Every sale also earns the merchandiser a credit for more jewelry, which they can buy at a discounted rate of 30–50 percent off.

One pro: Unlike many other direct sales companies, Chloe and Isabel doesn’t require you to recruit other salespeople.

One con: The jewelry is kinda pricey, which may make it hard to sell.

Rodan + Fields

What they sell: Dermatology grade skin care products.

Who joins their sales team: Allure describes the typical Rodan + Fields saleswoman as “friendliest neighbor on the block, the chicest mom at school, the Spin-class regular with glowing skin.”

I think that’s a little snarky. Most of their sales force, who the company refers to as independent business owners, are busy moms. My friend Jaime Thelen has been selling Rodan + Fields products for 18 months and says, “Since I have young children I literally work my business into the nooks and crannies of my busy daily life. I work primarily from my cell phone anywhere, anytime.”

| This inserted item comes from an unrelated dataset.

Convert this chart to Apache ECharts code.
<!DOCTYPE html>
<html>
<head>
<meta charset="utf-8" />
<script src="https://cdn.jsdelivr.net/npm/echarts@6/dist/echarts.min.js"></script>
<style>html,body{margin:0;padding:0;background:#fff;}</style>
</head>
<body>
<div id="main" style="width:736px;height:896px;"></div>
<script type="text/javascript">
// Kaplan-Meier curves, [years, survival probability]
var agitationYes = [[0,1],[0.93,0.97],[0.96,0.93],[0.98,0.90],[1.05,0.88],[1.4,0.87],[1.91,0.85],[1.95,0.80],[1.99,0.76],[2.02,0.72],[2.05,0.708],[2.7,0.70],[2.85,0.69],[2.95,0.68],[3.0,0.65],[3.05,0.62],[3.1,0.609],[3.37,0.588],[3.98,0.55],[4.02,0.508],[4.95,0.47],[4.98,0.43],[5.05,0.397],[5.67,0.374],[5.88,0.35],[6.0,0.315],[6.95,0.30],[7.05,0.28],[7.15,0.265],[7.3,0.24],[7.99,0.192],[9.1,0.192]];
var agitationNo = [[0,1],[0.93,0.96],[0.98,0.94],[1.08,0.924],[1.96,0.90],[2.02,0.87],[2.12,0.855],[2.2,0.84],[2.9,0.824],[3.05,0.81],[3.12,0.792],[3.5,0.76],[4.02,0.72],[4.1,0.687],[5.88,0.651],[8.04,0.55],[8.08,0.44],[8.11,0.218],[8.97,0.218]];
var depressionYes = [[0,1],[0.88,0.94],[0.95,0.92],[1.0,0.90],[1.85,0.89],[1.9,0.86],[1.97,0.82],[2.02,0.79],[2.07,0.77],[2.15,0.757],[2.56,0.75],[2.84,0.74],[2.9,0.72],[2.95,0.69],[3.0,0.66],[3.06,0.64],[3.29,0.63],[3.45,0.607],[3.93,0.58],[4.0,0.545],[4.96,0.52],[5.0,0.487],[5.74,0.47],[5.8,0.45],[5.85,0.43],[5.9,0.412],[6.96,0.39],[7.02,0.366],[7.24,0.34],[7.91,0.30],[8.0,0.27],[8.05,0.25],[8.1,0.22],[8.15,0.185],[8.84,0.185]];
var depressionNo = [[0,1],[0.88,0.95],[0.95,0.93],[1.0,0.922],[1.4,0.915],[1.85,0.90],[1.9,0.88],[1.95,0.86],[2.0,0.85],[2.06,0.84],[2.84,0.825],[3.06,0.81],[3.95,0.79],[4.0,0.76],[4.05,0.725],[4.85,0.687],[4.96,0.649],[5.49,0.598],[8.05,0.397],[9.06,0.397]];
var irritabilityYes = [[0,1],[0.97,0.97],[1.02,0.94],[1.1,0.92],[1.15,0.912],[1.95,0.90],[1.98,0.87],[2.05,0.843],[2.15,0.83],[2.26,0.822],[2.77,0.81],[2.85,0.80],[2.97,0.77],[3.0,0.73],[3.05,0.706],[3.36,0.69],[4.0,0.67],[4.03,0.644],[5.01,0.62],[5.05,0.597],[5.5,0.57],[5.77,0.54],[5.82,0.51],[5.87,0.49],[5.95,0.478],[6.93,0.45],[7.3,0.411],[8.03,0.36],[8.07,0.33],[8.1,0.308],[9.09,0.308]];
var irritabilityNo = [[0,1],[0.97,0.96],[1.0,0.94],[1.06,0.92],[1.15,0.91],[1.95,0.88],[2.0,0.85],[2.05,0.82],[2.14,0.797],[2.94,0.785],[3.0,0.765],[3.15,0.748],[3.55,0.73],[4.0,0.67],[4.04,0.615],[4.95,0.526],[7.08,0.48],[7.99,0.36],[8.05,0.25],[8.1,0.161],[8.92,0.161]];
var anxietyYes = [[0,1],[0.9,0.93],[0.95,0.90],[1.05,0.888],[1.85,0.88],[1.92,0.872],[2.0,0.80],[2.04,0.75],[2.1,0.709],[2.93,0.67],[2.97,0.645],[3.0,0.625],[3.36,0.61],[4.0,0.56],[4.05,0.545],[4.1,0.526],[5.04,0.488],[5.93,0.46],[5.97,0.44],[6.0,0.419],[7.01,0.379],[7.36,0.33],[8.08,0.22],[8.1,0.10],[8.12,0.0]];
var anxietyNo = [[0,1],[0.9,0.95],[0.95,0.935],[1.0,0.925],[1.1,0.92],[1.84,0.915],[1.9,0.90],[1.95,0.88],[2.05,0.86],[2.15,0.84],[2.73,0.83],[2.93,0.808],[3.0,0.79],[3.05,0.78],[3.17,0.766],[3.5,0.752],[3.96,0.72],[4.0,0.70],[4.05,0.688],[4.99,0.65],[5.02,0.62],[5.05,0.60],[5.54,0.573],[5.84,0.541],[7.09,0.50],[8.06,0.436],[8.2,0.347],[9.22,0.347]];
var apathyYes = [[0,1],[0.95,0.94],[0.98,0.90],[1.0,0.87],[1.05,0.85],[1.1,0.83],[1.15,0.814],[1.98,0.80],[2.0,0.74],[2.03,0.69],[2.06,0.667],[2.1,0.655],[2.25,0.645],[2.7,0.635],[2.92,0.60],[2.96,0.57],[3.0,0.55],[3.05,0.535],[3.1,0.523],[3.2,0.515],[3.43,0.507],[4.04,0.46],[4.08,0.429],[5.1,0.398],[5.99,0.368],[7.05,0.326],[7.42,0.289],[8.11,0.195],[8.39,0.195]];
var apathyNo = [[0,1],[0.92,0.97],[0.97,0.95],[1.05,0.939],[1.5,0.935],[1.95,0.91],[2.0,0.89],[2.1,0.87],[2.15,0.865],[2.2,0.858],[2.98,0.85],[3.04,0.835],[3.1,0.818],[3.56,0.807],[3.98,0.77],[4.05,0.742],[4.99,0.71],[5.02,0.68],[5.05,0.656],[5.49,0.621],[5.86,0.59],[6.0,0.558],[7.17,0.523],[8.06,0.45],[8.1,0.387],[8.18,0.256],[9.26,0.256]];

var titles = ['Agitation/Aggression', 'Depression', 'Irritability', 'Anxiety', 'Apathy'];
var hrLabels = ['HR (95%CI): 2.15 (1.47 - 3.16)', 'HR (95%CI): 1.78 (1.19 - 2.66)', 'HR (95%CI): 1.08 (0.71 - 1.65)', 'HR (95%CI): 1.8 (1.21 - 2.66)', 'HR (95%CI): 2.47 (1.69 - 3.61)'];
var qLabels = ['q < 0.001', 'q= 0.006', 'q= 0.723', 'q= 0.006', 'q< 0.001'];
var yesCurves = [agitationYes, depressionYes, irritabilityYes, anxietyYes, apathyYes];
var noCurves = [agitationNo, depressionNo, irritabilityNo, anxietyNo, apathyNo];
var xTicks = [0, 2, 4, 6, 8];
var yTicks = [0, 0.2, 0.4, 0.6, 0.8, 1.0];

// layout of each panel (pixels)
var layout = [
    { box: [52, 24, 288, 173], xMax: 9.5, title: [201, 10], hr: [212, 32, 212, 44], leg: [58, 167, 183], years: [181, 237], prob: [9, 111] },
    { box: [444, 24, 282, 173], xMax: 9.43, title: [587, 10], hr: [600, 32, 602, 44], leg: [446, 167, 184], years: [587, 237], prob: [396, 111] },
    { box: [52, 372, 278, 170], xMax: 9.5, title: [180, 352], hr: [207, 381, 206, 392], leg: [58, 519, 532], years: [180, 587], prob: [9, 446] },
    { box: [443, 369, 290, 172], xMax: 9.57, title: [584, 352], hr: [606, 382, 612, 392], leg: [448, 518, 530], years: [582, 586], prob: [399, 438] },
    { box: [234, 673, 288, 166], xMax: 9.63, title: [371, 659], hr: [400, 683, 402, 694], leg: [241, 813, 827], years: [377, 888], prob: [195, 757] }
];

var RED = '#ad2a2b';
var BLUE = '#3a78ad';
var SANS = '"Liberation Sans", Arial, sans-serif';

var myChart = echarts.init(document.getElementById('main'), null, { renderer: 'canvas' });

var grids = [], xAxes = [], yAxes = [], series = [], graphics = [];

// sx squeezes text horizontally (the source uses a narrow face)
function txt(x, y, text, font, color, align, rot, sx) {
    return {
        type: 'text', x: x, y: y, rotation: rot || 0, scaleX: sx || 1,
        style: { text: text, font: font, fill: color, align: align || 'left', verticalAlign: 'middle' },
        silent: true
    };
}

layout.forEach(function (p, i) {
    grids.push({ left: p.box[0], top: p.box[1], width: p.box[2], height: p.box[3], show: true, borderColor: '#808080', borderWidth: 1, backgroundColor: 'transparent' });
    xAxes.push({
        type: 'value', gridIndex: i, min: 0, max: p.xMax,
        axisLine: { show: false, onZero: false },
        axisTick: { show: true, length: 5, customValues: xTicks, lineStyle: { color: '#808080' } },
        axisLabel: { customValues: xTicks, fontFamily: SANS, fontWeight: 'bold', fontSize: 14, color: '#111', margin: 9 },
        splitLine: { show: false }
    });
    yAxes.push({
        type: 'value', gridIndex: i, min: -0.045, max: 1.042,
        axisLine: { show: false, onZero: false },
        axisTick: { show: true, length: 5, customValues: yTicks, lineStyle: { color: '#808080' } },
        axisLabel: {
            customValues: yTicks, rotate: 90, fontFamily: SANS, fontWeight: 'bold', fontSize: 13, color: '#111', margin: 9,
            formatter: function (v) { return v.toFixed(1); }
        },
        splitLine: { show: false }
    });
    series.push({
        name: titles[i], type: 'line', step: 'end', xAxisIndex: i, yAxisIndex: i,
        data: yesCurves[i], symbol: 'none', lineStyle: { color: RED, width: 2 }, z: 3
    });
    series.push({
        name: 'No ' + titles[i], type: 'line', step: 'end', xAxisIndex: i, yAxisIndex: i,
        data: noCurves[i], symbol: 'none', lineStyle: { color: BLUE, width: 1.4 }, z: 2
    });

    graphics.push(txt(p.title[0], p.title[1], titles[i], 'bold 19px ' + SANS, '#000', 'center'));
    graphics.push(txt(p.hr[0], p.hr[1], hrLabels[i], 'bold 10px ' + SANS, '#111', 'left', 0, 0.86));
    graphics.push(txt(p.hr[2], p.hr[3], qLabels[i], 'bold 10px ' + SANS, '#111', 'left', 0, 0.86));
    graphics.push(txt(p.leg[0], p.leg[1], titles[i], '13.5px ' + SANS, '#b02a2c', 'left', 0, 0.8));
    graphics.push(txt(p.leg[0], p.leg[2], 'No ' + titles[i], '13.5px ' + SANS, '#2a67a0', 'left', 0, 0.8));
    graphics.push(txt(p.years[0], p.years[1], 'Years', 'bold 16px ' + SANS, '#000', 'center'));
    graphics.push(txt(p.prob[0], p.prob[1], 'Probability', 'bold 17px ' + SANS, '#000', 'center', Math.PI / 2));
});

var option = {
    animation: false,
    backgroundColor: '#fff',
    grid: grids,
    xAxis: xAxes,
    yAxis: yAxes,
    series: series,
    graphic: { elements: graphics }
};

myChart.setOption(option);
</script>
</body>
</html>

The financial details: Start up costs range from $45 (which includes a DVD and instructions to start distributing Rodan + Fields) to $995 (which includes products, samples and worksheets).

You have two months to figure out if the gig is for you. “Just like our products, our business kits also come with a 60-day, money-back guarantee,” Jaime says.

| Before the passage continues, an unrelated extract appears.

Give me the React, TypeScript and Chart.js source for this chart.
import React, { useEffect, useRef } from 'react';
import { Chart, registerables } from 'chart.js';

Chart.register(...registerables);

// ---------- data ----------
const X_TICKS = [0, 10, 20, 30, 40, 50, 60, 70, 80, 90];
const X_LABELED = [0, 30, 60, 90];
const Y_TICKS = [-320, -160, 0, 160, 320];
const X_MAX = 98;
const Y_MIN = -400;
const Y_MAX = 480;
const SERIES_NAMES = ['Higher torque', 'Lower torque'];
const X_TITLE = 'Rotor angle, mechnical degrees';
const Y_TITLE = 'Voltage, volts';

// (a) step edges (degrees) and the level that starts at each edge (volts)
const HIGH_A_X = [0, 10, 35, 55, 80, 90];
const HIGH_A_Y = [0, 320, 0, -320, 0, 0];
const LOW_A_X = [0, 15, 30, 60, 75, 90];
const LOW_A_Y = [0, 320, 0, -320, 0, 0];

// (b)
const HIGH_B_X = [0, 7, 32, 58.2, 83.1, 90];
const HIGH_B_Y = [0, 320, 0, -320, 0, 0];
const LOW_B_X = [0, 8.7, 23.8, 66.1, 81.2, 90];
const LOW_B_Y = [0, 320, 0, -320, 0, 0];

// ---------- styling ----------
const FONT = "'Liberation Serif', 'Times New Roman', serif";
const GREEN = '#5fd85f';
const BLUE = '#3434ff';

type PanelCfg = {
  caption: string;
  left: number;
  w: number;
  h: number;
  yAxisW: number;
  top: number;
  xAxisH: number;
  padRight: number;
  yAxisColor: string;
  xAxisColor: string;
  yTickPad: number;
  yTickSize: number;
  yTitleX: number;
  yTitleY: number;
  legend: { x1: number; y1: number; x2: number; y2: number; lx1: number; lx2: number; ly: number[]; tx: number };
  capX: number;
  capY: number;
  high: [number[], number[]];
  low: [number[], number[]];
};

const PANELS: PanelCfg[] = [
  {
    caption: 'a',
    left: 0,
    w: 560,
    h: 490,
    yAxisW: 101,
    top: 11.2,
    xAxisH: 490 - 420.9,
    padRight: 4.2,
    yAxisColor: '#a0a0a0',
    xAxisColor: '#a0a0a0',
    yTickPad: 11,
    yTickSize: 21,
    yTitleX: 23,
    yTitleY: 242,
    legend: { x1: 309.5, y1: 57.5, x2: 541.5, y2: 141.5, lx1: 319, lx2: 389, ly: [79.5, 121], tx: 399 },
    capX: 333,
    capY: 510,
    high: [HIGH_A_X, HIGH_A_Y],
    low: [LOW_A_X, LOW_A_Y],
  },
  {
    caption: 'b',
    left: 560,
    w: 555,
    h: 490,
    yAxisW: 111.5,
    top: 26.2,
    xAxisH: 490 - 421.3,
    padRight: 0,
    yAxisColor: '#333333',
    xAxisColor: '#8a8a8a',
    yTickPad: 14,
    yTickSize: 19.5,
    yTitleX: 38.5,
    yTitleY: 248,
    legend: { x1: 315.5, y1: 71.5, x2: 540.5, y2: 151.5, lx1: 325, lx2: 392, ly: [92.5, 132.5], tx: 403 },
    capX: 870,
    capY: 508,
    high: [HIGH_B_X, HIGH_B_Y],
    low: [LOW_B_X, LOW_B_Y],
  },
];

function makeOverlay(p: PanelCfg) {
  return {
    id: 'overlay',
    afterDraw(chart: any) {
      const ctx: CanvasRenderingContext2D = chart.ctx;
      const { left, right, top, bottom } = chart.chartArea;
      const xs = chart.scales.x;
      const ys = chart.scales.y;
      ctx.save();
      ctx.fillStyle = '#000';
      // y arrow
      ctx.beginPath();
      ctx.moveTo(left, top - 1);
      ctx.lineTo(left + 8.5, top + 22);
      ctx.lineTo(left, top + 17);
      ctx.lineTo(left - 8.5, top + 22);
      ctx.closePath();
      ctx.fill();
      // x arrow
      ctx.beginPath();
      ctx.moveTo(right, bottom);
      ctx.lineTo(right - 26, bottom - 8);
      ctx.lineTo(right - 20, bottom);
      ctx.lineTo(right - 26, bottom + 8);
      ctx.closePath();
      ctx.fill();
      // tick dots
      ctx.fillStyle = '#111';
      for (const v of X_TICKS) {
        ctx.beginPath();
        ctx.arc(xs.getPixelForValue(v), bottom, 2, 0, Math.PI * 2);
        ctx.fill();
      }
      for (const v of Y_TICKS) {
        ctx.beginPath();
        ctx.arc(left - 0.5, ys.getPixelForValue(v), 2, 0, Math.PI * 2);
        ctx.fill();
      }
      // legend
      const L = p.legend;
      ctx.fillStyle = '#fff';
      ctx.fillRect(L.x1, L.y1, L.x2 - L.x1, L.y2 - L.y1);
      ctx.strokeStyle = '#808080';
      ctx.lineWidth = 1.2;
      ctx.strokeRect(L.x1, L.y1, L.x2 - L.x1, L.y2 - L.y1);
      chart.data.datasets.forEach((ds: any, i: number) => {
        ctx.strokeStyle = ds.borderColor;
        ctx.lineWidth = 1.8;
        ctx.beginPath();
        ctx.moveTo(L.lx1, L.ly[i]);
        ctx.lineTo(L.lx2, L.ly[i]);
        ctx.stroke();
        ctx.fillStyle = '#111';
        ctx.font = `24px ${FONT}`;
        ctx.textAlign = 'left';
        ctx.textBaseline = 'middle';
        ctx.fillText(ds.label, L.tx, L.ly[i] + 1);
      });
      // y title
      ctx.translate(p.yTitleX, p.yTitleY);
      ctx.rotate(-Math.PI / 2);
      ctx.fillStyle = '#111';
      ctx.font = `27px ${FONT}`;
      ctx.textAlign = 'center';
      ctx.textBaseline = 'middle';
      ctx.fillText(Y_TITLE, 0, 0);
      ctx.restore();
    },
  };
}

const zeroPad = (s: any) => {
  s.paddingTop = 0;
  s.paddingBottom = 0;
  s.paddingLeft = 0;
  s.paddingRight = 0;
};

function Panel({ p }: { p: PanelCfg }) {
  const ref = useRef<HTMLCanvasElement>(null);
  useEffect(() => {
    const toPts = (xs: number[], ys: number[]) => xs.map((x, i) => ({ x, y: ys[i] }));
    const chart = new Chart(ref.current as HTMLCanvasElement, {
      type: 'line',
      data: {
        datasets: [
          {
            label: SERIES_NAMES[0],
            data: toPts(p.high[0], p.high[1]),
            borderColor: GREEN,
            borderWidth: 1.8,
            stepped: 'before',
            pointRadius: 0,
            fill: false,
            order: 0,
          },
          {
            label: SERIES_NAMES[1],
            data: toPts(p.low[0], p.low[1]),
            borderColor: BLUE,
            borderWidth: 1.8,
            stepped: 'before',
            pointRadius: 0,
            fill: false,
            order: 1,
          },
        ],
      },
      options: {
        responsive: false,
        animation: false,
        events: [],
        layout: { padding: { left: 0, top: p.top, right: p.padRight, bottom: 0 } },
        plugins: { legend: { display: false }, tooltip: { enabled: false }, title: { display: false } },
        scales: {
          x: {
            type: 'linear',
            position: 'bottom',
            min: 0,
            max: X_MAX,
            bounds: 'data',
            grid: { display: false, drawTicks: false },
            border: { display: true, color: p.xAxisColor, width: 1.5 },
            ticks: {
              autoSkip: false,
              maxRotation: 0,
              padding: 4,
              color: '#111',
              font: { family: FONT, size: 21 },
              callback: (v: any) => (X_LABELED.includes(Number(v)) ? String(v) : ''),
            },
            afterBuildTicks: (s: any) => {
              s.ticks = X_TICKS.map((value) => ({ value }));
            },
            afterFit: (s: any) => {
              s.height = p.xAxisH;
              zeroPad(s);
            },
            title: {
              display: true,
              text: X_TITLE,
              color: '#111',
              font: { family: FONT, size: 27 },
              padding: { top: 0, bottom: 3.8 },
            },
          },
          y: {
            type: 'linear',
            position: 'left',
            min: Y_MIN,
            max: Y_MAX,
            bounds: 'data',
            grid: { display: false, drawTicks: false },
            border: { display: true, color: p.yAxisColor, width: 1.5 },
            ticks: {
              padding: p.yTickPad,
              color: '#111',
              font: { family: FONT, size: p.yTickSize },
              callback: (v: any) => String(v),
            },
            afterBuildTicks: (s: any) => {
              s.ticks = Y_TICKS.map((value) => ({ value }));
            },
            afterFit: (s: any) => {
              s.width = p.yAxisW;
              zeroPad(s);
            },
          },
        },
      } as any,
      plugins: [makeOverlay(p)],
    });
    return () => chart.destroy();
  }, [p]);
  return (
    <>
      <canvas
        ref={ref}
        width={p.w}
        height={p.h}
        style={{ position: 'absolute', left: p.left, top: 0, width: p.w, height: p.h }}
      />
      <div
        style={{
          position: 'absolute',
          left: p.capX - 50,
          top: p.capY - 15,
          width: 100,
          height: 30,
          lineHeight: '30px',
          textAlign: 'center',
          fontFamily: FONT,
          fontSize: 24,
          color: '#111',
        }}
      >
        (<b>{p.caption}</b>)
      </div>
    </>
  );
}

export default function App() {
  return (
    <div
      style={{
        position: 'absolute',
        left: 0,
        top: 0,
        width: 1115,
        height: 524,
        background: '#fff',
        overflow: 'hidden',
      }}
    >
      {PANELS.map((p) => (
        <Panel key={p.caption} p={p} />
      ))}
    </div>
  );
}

Business owners make commissions on every product they sell. If they sign up other salespeople, they also take a cut of what they earn.

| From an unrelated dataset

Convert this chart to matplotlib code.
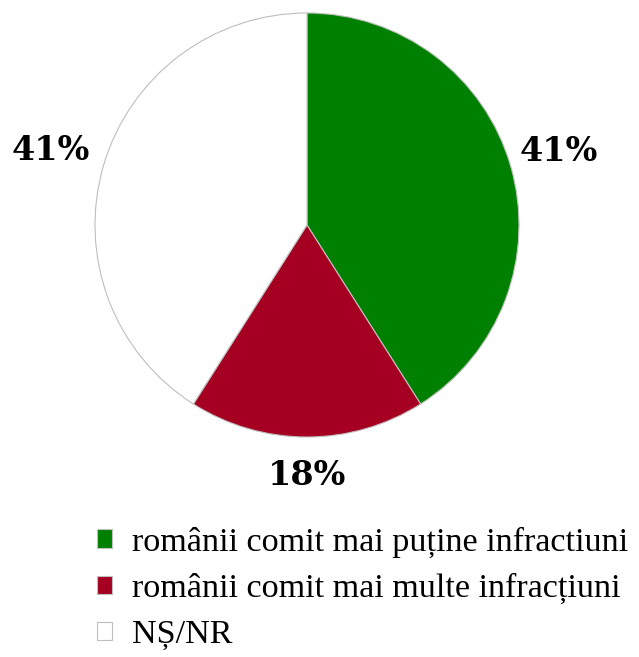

The company, unlike many multi level marketing organizations, has an “income disclosure statement” on its website that says in 2014, entry-level consultants made an average annual income of $769, while an executive consultant, the next level up, made an average of $3,196.

One pro: The products work. The company was started by the dermatologists behind Proactiv, the Katy Perry and Justin Beiber endorsed skin product you often see ads for late at night.

If your friends don’t like a product, they can return the unused portion within 60 days of purchase.

One con: The commission range from 10–25 percent. Be prepared to spend some of that on the bottle of wine you’ll drink just trying to understand out the company’s official compensation plan document.

Forever Living

What they sell: Aloe-vera-based cosmetics, beverages, nutritional supplements, and personal care products.

The financial details: Unlike other multi-level marketing companies, there is no cost to join Forever Living as an “independent distributor” – their term for a salesperson.

Distributors purchase products at wholesale prices through Forever Living and then resell these products at higher prices. The independent distributor keeps the difference.

Commissions can be as high as 43 percent. Distributors also receive discounts of up to 18 percent when they sponsor new distributors.

And then there are a slew of bonuses that range from 5 to 18 percent.

One pro: Best Company, a web site that reviews companies, voted them the number one multi-level marketing company to work for in 2015.

One con: You must place a minimum $100 order from the company whenever you want to stock up.

Summary

  • Multi-level marketing or network marketing companies pay average people to sell their products directly through their personal networks.
  • Salespeople can also sponsor new salespeople and get a cut of their sales.
  • Critics say these companies are pyramid schemes because the earliest salespeople keep the largest percentage of profits.
  • Proponents say MLM companies offer a flexible way to earn extra money.